▸ **Stated problem**
Retype the data below without altering anything.
--- Start of Material ---
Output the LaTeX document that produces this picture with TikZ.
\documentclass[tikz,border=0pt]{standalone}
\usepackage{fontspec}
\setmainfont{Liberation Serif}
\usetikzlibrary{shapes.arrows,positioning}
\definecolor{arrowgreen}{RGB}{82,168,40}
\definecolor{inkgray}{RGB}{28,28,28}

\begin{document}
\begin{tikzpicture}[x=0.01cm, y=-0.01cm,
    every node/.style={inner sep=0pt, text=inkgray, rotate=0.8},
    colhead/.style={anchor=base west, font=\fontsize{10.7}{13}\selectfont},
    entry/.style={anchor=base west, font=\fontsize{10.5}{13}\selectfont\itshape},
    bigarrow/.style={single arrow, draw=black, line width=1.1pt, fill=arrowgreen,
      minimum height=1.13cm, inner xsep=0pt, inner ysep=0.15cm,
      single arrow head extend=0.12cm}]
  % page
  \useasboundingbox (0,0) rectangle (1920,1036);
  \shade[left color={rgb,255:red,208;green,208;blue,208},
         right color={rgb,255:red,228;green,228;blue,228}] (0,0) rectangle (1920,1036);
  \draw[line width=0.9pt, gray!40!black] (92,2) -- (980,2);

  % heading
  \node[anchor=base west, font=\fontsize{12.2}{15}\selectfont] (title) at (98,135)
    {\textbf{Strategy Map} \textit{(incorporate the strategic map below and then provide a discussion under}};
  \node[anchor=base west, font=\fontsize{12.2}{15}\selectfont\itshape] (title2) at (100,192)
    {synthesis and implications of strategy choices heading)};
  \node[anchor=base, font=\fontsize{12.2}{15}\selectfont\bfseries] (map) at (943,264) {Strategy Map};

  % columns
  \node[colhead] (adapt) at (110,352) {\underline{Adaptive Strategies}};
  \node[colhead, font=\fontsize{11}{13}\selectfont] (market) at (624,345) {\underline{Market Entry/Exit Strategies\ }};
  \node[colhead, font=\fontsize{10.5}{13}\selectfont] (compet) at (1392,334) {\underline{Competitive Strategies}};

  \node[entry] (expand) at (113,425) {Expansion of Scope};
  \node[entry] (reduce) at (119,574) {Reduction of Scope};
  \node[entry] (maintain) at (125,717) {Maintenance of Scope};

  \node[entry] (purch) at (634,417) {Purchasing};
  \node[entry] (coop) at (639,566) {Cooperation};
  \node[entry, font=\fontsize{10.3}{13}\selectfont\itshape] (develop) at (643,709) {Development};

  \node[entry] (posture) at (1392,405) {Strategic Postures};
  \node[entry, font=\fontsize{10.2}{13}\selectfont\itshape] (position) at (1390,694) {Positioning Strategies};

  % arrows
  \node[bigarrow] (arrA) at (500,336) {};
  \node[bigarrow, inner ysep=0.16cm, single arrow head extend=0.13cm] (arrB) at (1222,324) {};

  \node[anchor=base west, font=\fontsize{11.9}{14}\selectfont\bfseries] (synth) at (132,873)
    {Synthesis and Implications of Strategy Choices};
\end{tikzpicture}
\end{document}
--- End of Material ---
▸ **In response**
Output the LaTeX document that produces this picture with TikZ.
\documentclass[tikz,border=0pt]{standalone}
\usepackage{fontspec}
\setmainfont{Liberation Serif}
\usetikzlibrary{shapes.arrows,positioning}
\definecolor{arrowgreen}{RGB}{82,168,40}
\definecolor{inkgray}{RGB}{28,28,28}

\begin{document}
\begin{tikzpicture}[x=0.01cm, y=-0.01cm,
    every node/.style={inner sep=0pt, text=inkgray, rotate=0.8},
    colhead/.style={anchor=base west, font=\fontsize{10.7}{13}\selectfont},
    entry/.style={anchor=base west, font=\fontsize{10.5}{13}\selectfont\itshape},
    bigarrow/.style={single arrow, draw=black, line width=1.1pt, fill=arrowgreen,
      minimum height=1.13cm, inner xsep=0pt, inner ysep=0.15cm,
      single arrow head extend=0.12cm}]
  % page
  \useasboundingbox (0,0) rectangle (1920,1036);
  \shade[left color={rgb,255:red,208;green,208;blue,208},
         right color={rgb,255:red,228;green,228;blue,228}] (0,0) rectangle (1920,1036);
  \draw[line width=0.9pt, gray!40!black] (92,2) -- (980,2);

  % heading
  \node[anchor=base west, font=\fontsize{12.2}{15}\selectfont] (title) at (98,135)
    {\textbf{Strategy Map} \textit{(incorporate the strategic map below and then provide a discussion under}};
  \node[anchor=base west, font=\fontsize{12.2}{15}\selectfont\itshape] (title2) at (100,192)
    {synthesis and implications of strategy choices heading)};
  \node[anchor=base, font=\fontsize{12.2}{15}\selectfont\bfseries] (map) at (943,264) {Strategy Map};

  % columns
  \node[colhead] (adapt) at (110,352) {\underline{Adaptive Strategies}};
  \node[colhead, font=\fontsize{11}{13}\selectfont] (market) at (624,345) {\underline{Market Entry/Exit Strategies\ }};
  \node[colhead, font=\fontsize{10.5}{13}\selectfont] (compet) at (1392,334) {\underline{Competitive Strategies}};

  \node[entry] (expand) at (113,425) {Expansion of Scope};
  \node[entry] (reduce) at (119,574) {Reduction of Scope};
  \node[entry] (maintain) at (125,717) {Maintenance of Scope};

  \node[entry] (purch) at (634,417) {Purchasing};
  \node[entry] (coop) at (639,566) {Cooperation};
  \node[entry, font=\fontsize{10.3}{13}\selectfont\itshape] (develop) at (643,709) {Development};

  \node[entry] (posture) at (1392,405) {Strategic Postures};
  \node[entry, font=\fontsize{10.2}{13}\selectfont\itshape] (position) at (1390,694) {Positioning Strategies};

  % arrows
  \node[bigarrow] (arrA) at (500,336) {};
  \node[bigarrow, inner ysep=0.16cm, single arrow head extend=0.13cm] (arrB) at (1222,324) {};

  \node[anchor=base west, font=\fontsize{11.9}{14}\selectfont\bfseries] (synth) at (132,873)
    {Synthesis and Implications of Strategy Choices};
\end{tikzpicture}
\end{document}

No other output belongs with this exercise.